Percevoir est important, nommer l’est aussi. Rien de plus frustrant que de ne pouvoir poser un mot sur une sensation. Si frustrant que cela nous empêche parfois de percevoir les multitudes de choses à percevoir. Particulièrement dans la dégustation professionnelle, la connaissance et la maitrise du vocabulaire sensoriel est nécessaire. Le vocabulaire sensoriel permet de distinguer toutes les nuances de chaque sens. Il permet d’évaluer et surtout de décrire de façon la plus analytique possible avec un vocabulaire qui se doit être commun pour être partagé. Si vous voulez en savoir plus sur le vocabulaire, consultez le coffret sensoriel La QuintEssence – contact@la-quintessence.com

Vous réalisez donc qu’il primordial d’utiliser nos cinq sens (particulièrement les quatre : la vue, l’odorat, le gout et le touché) lors de la dégustation d’un thé. L’expérience, la connaissance du thé et la maitrise du vocabulaire sensoriel sont des points majeurs pour évaluer un thé.

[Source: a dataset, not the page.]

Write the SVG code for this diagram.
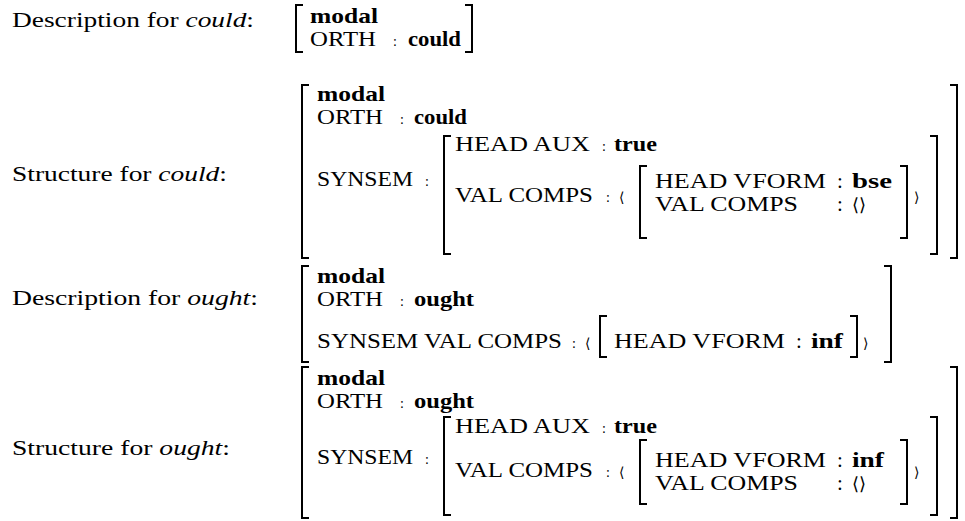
<svg xmlns="http://www.w3.org/2000/svg" width="965" height="521" viewBox="0 0 965 521">
<style>
text { font-family: "Liberation Serif", "Times New Roman", serif; font-size: 21px; fill: #000; }
.b { font-weight: bold; }
.i { font-style: italic; }
.sc { font-size: 14px; }
.ab { font-size: 14px; font-family: "DejaVu Serif", serif; }
.em { font-family: "DejaVu Serif", serif; font-size: 18px; }
.br { fill: none; stroke: #000; stroke-width: 2; }
</style>
<rect width="965" height="521" fill="#fff"/>

<g id="desc-could">
  <text x="12" y="27" textLength="242" lengthAdjust="spacingAndGlyphs">Description for <tspan class="i">could</tspan>:</text>
  <path class="br" d="M303 5 H296 V52 H303"/>
  <path class="br" d="M465 5 H472 V52 H465"/>
  <text class="b" x="310" y="23" textLength="68" lengthAdjust="spacingAndGlyphs">modal</text>
  <text x="310" y="46" textLength="66" lengthAdjust="spacingAndGlyphs">ORTH</text>
  <text class="sc" x="393" y="46">:</text>
  <text class="b" x="408" y="46" textLength="53" lengthAdjust="spacingAndGlyphs">could</text>
</g>

<g id="struct-could">
  <text x="12" y="181" textLength="215" lengthAdjust="spacingAndGlyphs">Structure for <tspan class="i">could</tspan>:</text>
  <path class="br" d="M309 85 H302 V258 H309"/>
  <path class="br" d="M950 85 H957 V258 H950"/>
  <text class="b" x="317" y="101" textLength="68" lengthAdjust="spacingAndGlyphs">modal</text>
  <text x="317" y="124" textLength="66" lengthAdjust="spacingAndGlyphs">ORTH</text>
  <text class="sc" x="400" y="124">:</text>
  <text class="b" x="414" y="124" textLength="53" lengthAdjust="spacingAndGlyphs">could</text>
  <text x="317" y="186" textLength="96" lengthAdjust="spacingAndGlyphs">SYNSEM</text>
  <text class="sc" x="425" y="186">:</text>
  <path class="br" d="M451 136 H444 V254 H451"/>
  <path class="br" d="M930 136 H937 V254 H930"/>
  <text x="455" y="151" textLength="135" lengthAdjust="spacingAndGlyphs">HEAD AUX</text>
  <text class="sc" x="602" y="151">:</text>
  <text class="b" x="614" y="151" textLength="43" lengthAdjust="spacingAndGlyphs">true</text>
  <text x="455" y="202" textLength="138" lengthAdjust="spacingAndGlyphs">VAL COMPS</text>
  <text class="sc" x="606" y="202">:</text>
  <text class="ab" x="619" y="202">⟨</text>
  <path class="br" d="M647 166 H640 V238 H647"/>
  <path class="br" d="M900 166 H907 V238 H900"/>
  <text x="655" y="188" textLength="171" lengthAdjust="spacingAndGlyphs">HEAD VFORM</text>
  <text x="837" y="188">:</text>
  <text class="b" x="852" y="188" textLength="40" lengthAdjust="spacingAndGlyphs">bse</text>
  <text x="655" y="211" textLength="143" lengthAdjust="spacingAndGlyphs">VAL COMPS</text>
  <text x="837" y="211">:</text>
  <text class="em" x="852" y="211">⟨⟩</text>
  <text class="ab" x="914" y="202">⟩</text>
</g>

<g id="desc-ought">
  <text x="12" y="305" textLength="246" lengthAdjust="spacingAndGlyphs">Description for <tspan class="i">ought</tspan>:</text>
  <path class="br" d="M309 266 H302 V362 H309"/>
  <path class="br" d="M884 266 H891 V362 H884"/>
  <text class="b" x="317" y="283" textLength="68" lengthAdjust="spacingAndGlyphs">modal</text>
  <text x="317" y="306" textLength="66" lengthAdjust="spacingAndGlyphs">ORTH</text>
  <text class="sc" x="400" y="306">:</text>
  <text class="b" x="414" y="306" textLength="60" lengthAdjust="spacingAndGlyphs">ought</text>
  <text x="317" y="348" textLength="245" lengthAdjust="spacingAndGlyphs">SYNSEM VAL COMPS</text>
  <text class="sc" x="572" y="348">:</text>
  <text class="ab" x="585" y="348">⟨</text>
  <path class="br" d="M607 316 H600 V357 H607"/>
  <path class="br" d="M850 316 H857 V357 H850"/>
  <text x="614" y="348" textLength="171" lengthAdjust="spacingAndGlyphs">HEAD VFORM</text>
  <text x="796" y="348">:</text>
  <text class="b" x="811" y="348" textLength="32" lengthAdjust="spacingAndGlyphs">inf</text>
  <text class="ab" x="863" y="348">⟩</text>
</g>

<g id="struct-ought">
  <text x="12" y="455" textLength="218" lengthAdjust="spacingAndGlyphs">Structure for <tspan class="i">ought</tspan>:</text>
  <path class="br" d="M309 367 H302 V518 H309"/>
  <path class="br" d="M950 367 H957 V518 H950"/>
  <text class="b" x="317" y="385" textLength="68" lengthAdjust="spacingAndGlyphs">modal</text>
  <text x="317" y="408" textLength="66" lengthAdjust="spacingAndGlyphs">ORTH</text>
  <text class="sc" x="400" y="408">:</text>
  <text class="b" x="414" y="408" textLength="60" lengthAdjust="spacingAndGlyphs">ought</text>
  <text x="317" y="464" textLength="96" lengthAdjust="spacingAndGlyphs">SYNSEM</text>
  <text class="sc" x="425" y="464">:</text>
  <path class="br" d="M451 417 H444 V515 H451"/>
  <path class="br" d="M930 417 H937 V515 H930"/>
  <text x="455" y="433" textLength="135" lengthAdjust="spacingAndGlyphs">HEAD AUX</text>
  <text class="sc" x="602" y="433">:</text>
  <text class="b" x="614" y="433" textLength="43" lengthAdjust="spacingAndGlyphs">true</text>
  <text x="455" y="477" textLength="138" lengthAdjust="spacingAndGlyphs">VAL COMPS</text>
  <text class="sc" x="606" y="477">:</text>
  <text class="ab" x="619" y="477">⟨</text>
  <path class="br" d="M647 440 H640 V504 H647"/>
  <path class="br" d="M900 440 H907 V504 H900"/>
  <text x="655" y="467" textLength="171" lengthAdjust="spacingAndGlyphs">HEAD VFORM</text>
  <text x="837" y="467">:</text>
  <text class="b" x="852" y="467" textLength="32" lengthAdjust="spacingAndGlyphs">inf</text>
  <text x="655" y="490" textLength="143" lengthAdjust="spacingAndGlyphs">VAL COMPS</text>
  <text x="837" y="490">:</text>
  <text class="em" x="852" y="490">⟨⟩</text>
  <text class="ab" x="914" y="477">⟩</text>
</g>
</svg>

Dans le cadre du concours de l’AVPA sur les thés du monde, j’ai eu le plaisir et l’honneur de travailler en collaboration avec l’AVPA sur la mise en place d’une grille d’évaluation la plus complète possible et la plus juste possible. Le thé peut ainsi être juger et classer par rapport aux autres thés du concours selon des critères sensoriels précis par un jury d’experts. Cette approche de l’AVPA permet aussi, à la demande, de transmettre une évaluation sensorielle du thé. L’évaluation sensorielle détaillée permet aux producteurs de savoir comment son thé est jugé et décrit par un jury d’experts occidentaux.